Indi il sig. Giura appoggia, e più svolge quanto il Consigliere Nardi aveva notato sulla compilazione dell’art. 168 e si accorda a dire che voto e parere sonosi adibiti nello stesso significato e non per conferire due distinte facoltà.
Il Consigliere Ascia dice: che il restringere le facoltà concesse al Consiglio provinciale dall’art. 168, limitandole a dar parere sugli oggetti cui vien domandato dal Governatore, l’è disconoscere il dettato degli articoli 163, 203, 204, 165 e 168.
Ha soggiunto che a niuno è dato limitare, e restringere le attribuzioni di un ente politico se dalla legge non risultano tali restrizioni.
Le lezioni degli art. 165 e 168, sono uniformi nel concetto, e se differiscono, il divario sta nelle attribuzioni.
Se diversamente il Legislatore avesse voluto avrebbe fatto di meno di dettagliare l’eccezione sugli oggetti, come dal n.1 a 6 dell’art. 168, bastando per regola l’ultimo comma di quell’art. che li avrebbe compresi nella generica espressione, “E generalmente sugli oggetti, riguardi a’ quali il suo voto sia domandato dal Governatore”.
Arroge che precisamente dall’ultimo comma del detto articolo viene espresso non solo che il Governatore su qualunque oggetto può domandar parere al Consiglio, ma che questo Consiglio è tenuto a darlo anche per quelli contemplati dalla Legge. Quando verrebbero esclusi quelli distinti dall’articolo 168, si escluderebbero gli oggetti su cui la legge è richiesto il Consiglio: in questo modo patentemente si violerebbe la legge.
Rispondendo poi alle due obbiezioni: che se si accordasse ad un Consigliere il dritto di domandar parere, spesso il Consiglio sarebbe inceppato a profferirlo per mancanza d’istruzioni, e che potendosi dare un parere non accetto al Governo si scemerebbe la dignità; ha risposto: che alla prima obbiezione risponde l’art. 204 che prevede i mezzi come istruirsi un Consiglio su di un oggetto su cui è chiamato o a deliberare o a dar parere; che per la seconda dignità del Consiglio è preservata dall’art. 163, ed è salva quando si espongono i bisogni della Provincia al Governo, adempiendosi al più sacro dei mandati che dal popolo viene affidato, cioè quello di appoggiarlo col suo parere quante volte colle sue deliberazioni non può giovarlo.

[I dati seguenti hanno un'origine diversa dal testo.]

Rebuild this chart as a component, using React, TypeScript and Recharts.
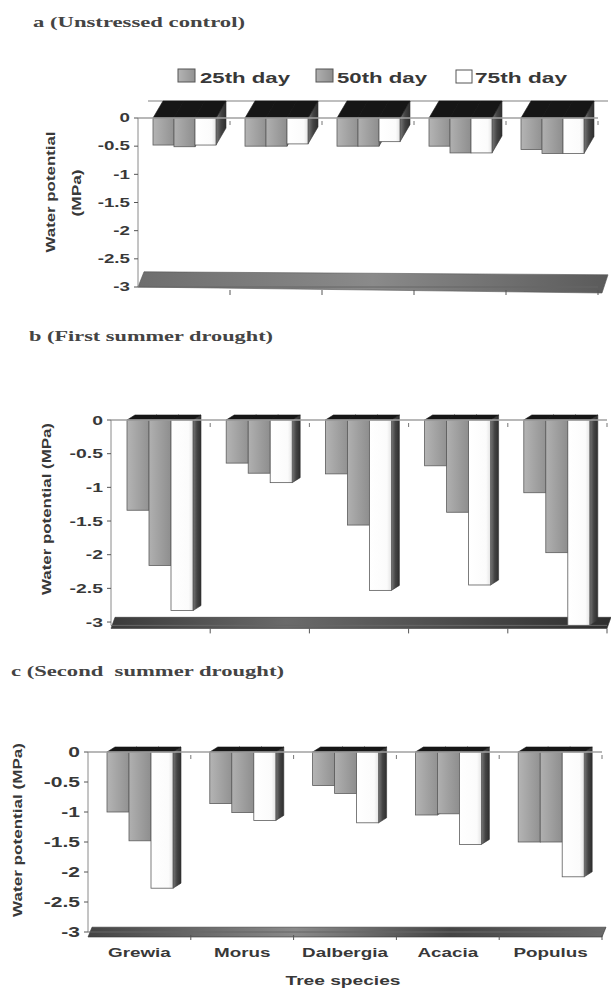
import React from "react";
import { Bar, BarChart, ReferenceArea, XAxis, YAxis } from "recharts";

const species = ["Grewia", "Morus", "Dalbergia", "Acacia", "Populus"];
const yTicks = [0, -0.5, -1, -1.5, -2, -2.5, -3];

// a (Unstressed control)
const controlDay25 = [-0.48, -0.5, -0.5, -0.5, -0.56];
const controlDay50 = [-0.51, -0.5, -0.5, -0.62, -0.63];
const controlDay75 = [-0.48, -0.46, -0.42, -0.62, -0.63];

// b (First summer drought)
const drought1Day25 = [-1.34, -0.64, -0.8, -0.68, -1.08];
const drought1Day50 = [-2.16, -0.79, -1.56, -1.37, -1.97];
const drought1Day75 = [-2.83, -0.93, -2.53, -2.45, -3.05];

// c (Second summer drought)
const drought2Day25 = [-1.0, -0.86, -0.56, -1.05, -1.5];
const drought2Day50 = [-1.48, -1.01, -0.69, -1.03, -1.5];
const drought2Day75 = [-2.27, -1.14, -1.18, -1.54, -2.08];

const SANS = '"Liberation Sans", Arial, sans-serif';
const SERIF = '"Liberation Serif", "Times New Roman", serif';
const INK = "#383838";

const makeRows = (d25: number[], d50: number[], d75: number[]) =>
  species.map((name, i) => ({ name, d25: d25[i], d50: d50[i], d75: d75[i] }));

type Cfg = {
  top: number;
  height: number;
  margin: { top: number; right: number; bottom: number; left: number };
  bottomH: number;
  gap: number;
  dx: number;
  dy: number;
  tickFont: number;
  tickScale: number;
  floor: [number, number];
  floorKind: "slab" | "band";
  floorGrad: string;
  floorExtra: number;
  labels: boolean;
};

function Bar3D(props: any) {
  const { x, y, width, height, fill, dx, dy } = props;
  if (x == null || y == null || !width) return null;
  const top = Math.min(y, y + height);
  const bot = Math.max(y, y + height);
  const r = x + width;
  return (
    <g>
      <polygon
        points={`${r},${top} ${r + dx},${top - dy} ${r + dx},${bot - dy} ${r},${bot}`}
        fill="url(#sideFace)"
        stroke="#333"
        strokeWidth={0.6}
      />
      <polygon
        points={`${x},${top} ${x + dx},${top - dy} ${r + dx},${top - dy} ${r},${top}`}
        fill="#161616"
        stroke="#161616"
        strokeWidth={0.6}
      />
      <rect x={x} y={top} width={width} height={bot - top} fill={fill} stroke="#5c5c5c" strokeWidth={0.8} />
    </g>
  );
}

function YTick(props: any) {
  const { x, y, payload, fs, sx } = props;
  return (
    <g transform={`translate(${x},${y})`}>
      <text
        transform={`scale(${sx},1)`}
        textAnchor="end"
        dominantBaseline="central"
        fontSize={fs}
        fontWeight={700}
        fontFamily={SANS}
        fill={INK}
      >
        {payload.value}
      </text>
    </g>
  );
}

function BottomTick(props: any) {
  const { x, y, payload, half, labels } = props;
  return (
    <g>
      <line x1={x + half} x2={x + half} y1={y + 3} y2={y + 8} stroke="#555" />
      {labels && (
        <g transform={`translate(${x},${y + 25})`}>
          <text
            transform="scale(1.45,1)"
            textAnchor="middle"
            fontSize={13}
            fontWeight={700}
            fontFamily={SANS}
            fill={INK}
          >
            {payload.value}
          </text>
        </g>
      )}
    </g>
  );
}

function TopTick(props: any) {
  const { x, y, half } = props;
  return <line x1={x + half} x2={x + half} y1={y + 3} y2={y + 7} stroke="#777" />;
}

function Floor(props: any) {
  const { x, y, width, height, kind, extra, grad } = props;
  if (x == null) return null;
  const w = width;
  const h = height + extra;
  if (kind === "slab") {
    return (
      <polygon
        points={`${x},${y + h} ${x + 6},${y} ${x + w + 10},${y + 3} ${x + w + 4},${y + h + 6}`}
        fill={grad}
        stroke="#555"
        strokeWidth={0.6}
      />
    );
  }
  return (
    <polygon
      points={`${x},${y + h} ${x + 4},${y} ${x + w + 4},${y} ${x + w},${y + h}`}
      fill={grad}
      stroke="#333"
      strokeWidth={0.6}
    />
  );
}

function BackLine(props: any) {
  const { x, y, width, dx, dy } = props;
  if (x == null) return null;
  return <line x1={x + dx} x2={x + width + 10} y1={y - dy} y2={y - dy} stroke="#aaa" strokeWidth={1.5} />;
}

function Panel({ cfg, rows }: { cfg: Cfg; rows: any[] }) {
  const plotW = 611 - cfg.margin.left - 50 - cfg.margin.right;
  const half = plotW / species.length / 2;
  const shape = (p: any) => <Bar3D {...p} dx={cfg.dx} dy={cfg.dy} />;
  return (
    <div style={{ position: "absolute", left: 0, top: cfg.top }}>
      <BarChart
        width={611}
        height={cfg.height}
        data={rows}
        margin={cfg.margin}
        barCategoryGap={cfg.gap}
        barGap={0}
      >
        <XAxis
          xAxisId="top"
          orientation="top"
          dataKey="name"
          height={1}
          interval={0}
          axisLine={{ stroke: "#a0a0a0", strokeWidth: 1.5 }}
          tickLine={false}
          tickSize={0}
          tickMargin={0}
          tick={(p: any) => <TopTick {...p} half={half} />}
        />
        <XAxis
          dataKey="name"
          height={cfg.bottomH}
          interval={0}
          axisLine={{ stroke: "#666" }}
          tickLine={false}
          tickSize={0}
          tickMargin={0}
          tick={(p: any) => <BottomTick {...p} half={half} labels={cfg.labels} />}
        />
        <YAxis
          type="number"
          domain={[(m: number) => Math.min(m, -3), 0]}
          ticks={yTicks}
          interval={0}
          width={50}
          tickSize={4}
          tickMargin={4}
          axisLine={{ stroke: "#8a8a8a" }}
          tickLine={{ stroke: "#555" }}
          tick={(p: any) => <YTick {...p} fs={cfg.tickFont} sx={cfg.tickScale} />}
        />
        <ReferenceArea
          y1={cfg.floor[0]}
          y2={cfg.floor[1]}
          ifOverflow="visible"
          shape={(p: any) => <Floor {...p} kind={cfg.floorKind} extra={cfg.floorExtra} grad={cfg.floorGrad} />}
        />
        {cfg.floorKind === "slab" && (
          <ReferenceArea
            y1={-0.05}
            y2={0}
            ifOverflow="visible"
            shape={(p: any) => <BackLine {...p} dx={cfg.dx} dy={cfg.dy} />}
          />
        )}
        <Bar dataKey="d25" name="25th day" fill="url(#face25)" isAnimationActive={false} shape={shape} />
        <Bar dataKey="d50" name="50th day" fill="url(#face50)" isAnimationActive={false} shape={shape} />
        <Bar dataKey="d75" name="75th day" fill="url(#face75)" isAnimationActive={false} shape={shape} />
      </BarChart>
    </div>
  );
}

const panelA: Cfg = {
  top: 0,
  height: 300,
  margin: { top: 117, right: 13, bottom: 3, left: 88 },
  bottomH: 10,
  gap: 15,
  dx: 10,
  dy: 17,
  tickFont: 12.5,
  tickScale: 1.5,
  floor: [-3, -2.73],
  floorKind: "slab",
  floorGrad: "url(#floorA)",
  floorExtra: 0,
  labels: false,
};

const panelB: Cfg = {
  top: 330,
  height: 310,
  margin: { top: 89, right: 4, bottom: 4.6, left: 61 },
  bottomH: 10,
  gap: 16,
  dx: 8,
  dy: 5,
  tickFont: 12.5,
  tickScale: 1.55,
  floor: [-3.05, -2.93],
  floorKind: "band",
  floorGrad: "url(#floorB)",
  floorExtra: 3,
  labels: false,
};

const panelC: Cfg = {
  top: 660,
  height: 332,
  margin: { top: 91, right: 9, bottom: 20, left: 38 },
  bottomH: 40,
  gap: 19,
  dx: 8,
  dy: 5,
  tickFont: 14,
  tickScale: 1.5,
  floor: [-3, -2.92],
  floorKind: "band",
  floorGrad: "url(#floorC)",
  floorExtra: 5,
  labels: true,
};

const txt = { fontFamily: SANS, fontWeight: 700, fill: INK } as const;
const ttl = { fontFamily: SERIF, fontWeight: 700, fill: "#444", fontSize: 14 } as const;

export default function App() {
  return (
    <div
      style={{ position: "absolute", left: 0, top: 0, width: 611, height: 992, background: "#fff", overflow: "hidden" }}
    >
      <svg width={0} height={0} style={{ position: "absolute" }}>
        <defs>
          <linearGradient id="face25" x1="0" y1="0" x2="1" y2="0">
            <stop offset="0" stopColor="#b4b4b4" />
            <stop offset="1" stopColor="#929292" />
          </linearGradient>
          <linearGradient id="face50" x1="0" y1="0" x2="1" y2="0">
            <stop offset="0" stopColor="#b0b0b0" />
            <stop offset="1" stopColor="#8e8e8e" />
          </linearGradient>
          <linearGradient id="face75" x1="0" y1="0" x2="1" y2="0">
            <stop offset="0" stopColor="#ffffff" />
            <stop offset="0.8" stopColor="#fbfbfb" />
            <stop offset="1" stopColor="#e4e4e4" />
          </linearGradient>
          <linearGradient id="sideFace" x1="0" y1="0" x2="1" y2="0">
            <stop offset="0" stopColor="#777" />
            <stop offset="0.5" stopColor="#444" />
            <stop offset="1" stopColor="#2e2e2e" />
          </linearGradient>
          <linearGradient id="floorA" x1="0" y1="0" x2="1" y2="0">
            <stop offset="0" stopColor="#6e6e6e" />
            <stop offset="0.5" stopColor="#8a8a8a" />
            <stop offset="1" stopColor="#5a5a5a" />
          </linearGradient>
          <linearGradient id="floorB" x1="0" y1="0" x2="1" y2="0">
            <stop offset="0" stopColor="#3a3a3a" />
            <stop offset="0.35" stopColor="#6a6a6a" />
            <stop offset="0.7" stopColor="#4a4a4a" />
            <stop offset="1" stopColor="#2e2e2e" />
          </linearGradient>
          <linearGradient id="floorC" x1="0" y1="0" x2="1" y2="0">
            <stop offset="0" stopColor="#444" />
            <stop offset="0.4" stopColor="#8a8a8a" />
            <stop offset="0.7" stopColor="#444" />
            <stop offset="1" stopColor="#6a6a6a" />
          </linearGradient>
        </defs>
      </svg>

      <Panel cfg={panelA} rows={makeRows(controlDay25, controlDay50, controlDay75)} />
      <Panel cfg={panelB} rows={makeRows(drought1Day25, drought1Day50, drought1Day75)} />
      <Panel cfg={panelC} rows={makeRows(drought2Day25, drought2Day50, drought2Day75)} />

      <svg width={611} height={992} style={{ position: "absolute", left: 0, top: 0, pointerEvents: "none" }}>
        {/* panel titles */}
        <text x={33} y={27} {...ttl} textLength={212} lengthAdjust="spacingAndGlyphs">
          a (Unstressed control)
        </text>
        <text x={29} y={341} {...ttl} textLength={244} lengthAdjust="spacingAndGlyphs">
          b (First summer drought)
        </text>
        <text x={11} y={676} {...ttl} textLength={273} lengthAdjust="spacingAndGlyphs" style={{ whiteSpace: "pre" }}>
          c (Second  summer drought)
        </text>

        {/* legend */}
        <rect x={178} y={69} width={17} height={13} fill="url(#face25)" stroke="#555" />
        <text x={200} y={83} fontSize={15} {...txt} textLength={90} lengthAdjust="spacingAndGlyphs">
          25th day
        </text>
        <rect x={316} y={69} width={17} height={13} fill="url(#face50)" stroke="#555" />
        <text x={337} y={83} fontSize={15} {...txt} textLength={90} lengthAdjust="spacingAndGlyphs">
          50th day
        </text>
        <rect x={456} y={70} width={16} height={13} fill="#fff" stroke="#555" />
        <text x={475} y={83} fontSize={15} {...txt} textLength={92} lengthAdjust="spacingAndGlyphs">
          75th day
        </text>

        {/* y axis titles */}
        <text
          transform="rotate(-90 51 192)"
          x={51}
          y={192}
          textAnchor="middle"
          dominantBaseline="central"
          fontSize={12.5}
          {...txt}
          textLength={121}
          lengthAdjust="spacingAndGlyphs"
        >
          Water potential
        </text>
        <text
          transform="rotate(-90 77 193)"
          x={77}
          y={193}
          textAnchor="middle"
          dominantBaseline="central"
          fontSize={12.5}
          {...txt}
          textLength={47}
          lengthAdjust="spacingAndGlyphs"
        >
          (MPa)
        </text>
        <text
          transform="rotate(-90 47 509)"
          x={47}
          y={509}
          textAnchor="middle"
          dominantBaseline="central"
          fontSize={12.5}
          {...txt}
          textLength={172}
          lengthAdjust="spacingAndGlyphs"
        >
          Water potential (MPa)
        </text>
        <text
          transform="rotate(-90 18 830)"
          x={18}
          y={830}
          textAnchor="middle"
          dominantBaseline="central"
          fontSize={12.5}
          {...txt}
          textLength={174}
          lengthAdjust="spacingAndGlyphs"
        >
          Water potential (MPa)
        </text>

        {/* x axis title */}
        <text x={343} y={985} textAnchor="middle" fontSize={13} {...txt} textLength={115} lengthAdjust="spacingAndGlyphs">
          Tree species
        </text>
      </svg>
    </div>
  );
}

Indi il sig. Ambrogi dice: non essere accettevole la distinzione da qualche onorevole Consigliere sostenuta, che l’art. 168 racchiude due facoltà, l’una di dar parere, l’altra di fornire un voto; che il legislatore ha usato l’una e l’altra voce indistintamente, perché comunamente si compenetrano; - che se filologicamente parlando avvi una capillare distinzione, questa che trasfonde più rigore all’una delle due voci, ché il voto a stretto dire non è che la emanazione di un giudizio, esclude recisamente la conseguenza che verrebbe irarsene. Di vero, se il legislatore pel caso del voto ha fatto espressa abilità al Governatore di domandarlo, ed in quello del parere, val dire di una opinione, si è tenuto silenzioso, sorge chiaro che un quest’ultimo non abbia voluto quella restrizione che taluni componenti del Consiglio han sostenuta.
E più tardi di rimando alle osservazioni del Governatore, faceva riflettere che se questa autorità giudicava che il Consiglio per mancanza di elementi, che solo dal potere governativo potevano essere somministrati, si trovava in condizioni di non potere dar parere, se non quando dal Governo venisse chiesto, era chiaro che implicitamente riconosceva non venir meno al Consiglio la potenza legale per dar parere anche sulla richiesta di altri; che tenuta vera questa potenza, non poteva escludersi  la facoltà nel Consiglio di richiedere tutte quelle dilucidazioni che poteva giudicare necessarie per dare esatto e coscienzioso il suo parere; che se il fine debba conseguirsi, i mezzi debbono essere di necessità conceduti: né essere esatto il dire che tacendo la legge sulla concessione dei mezzi debba ritenersi ristretta una facoltà ampiamente e lucidamente attribuita.
Dopo ulteriori sviluppi alle cose già motivate all’adunanza dai Consiglieri Amato e Cicarelli, il Governatore ha reinserito sulle cose da lui in principio trattate.
Messa ai voti la seguente proposizione: se un Consigliere poteva fare proposte al Consiglio onde provocarne un parere; è accolta affermativamente con venticinque voti favorevoli contro nove.
Venne quindi firmato l’ordine del giorno per la tornata del 12 settembre.                      
Seguono le firme.

Mappa della Provincia di Napoli, di Marzolla. Le linee rosse indicano la suddvisione dei quattro Circondari.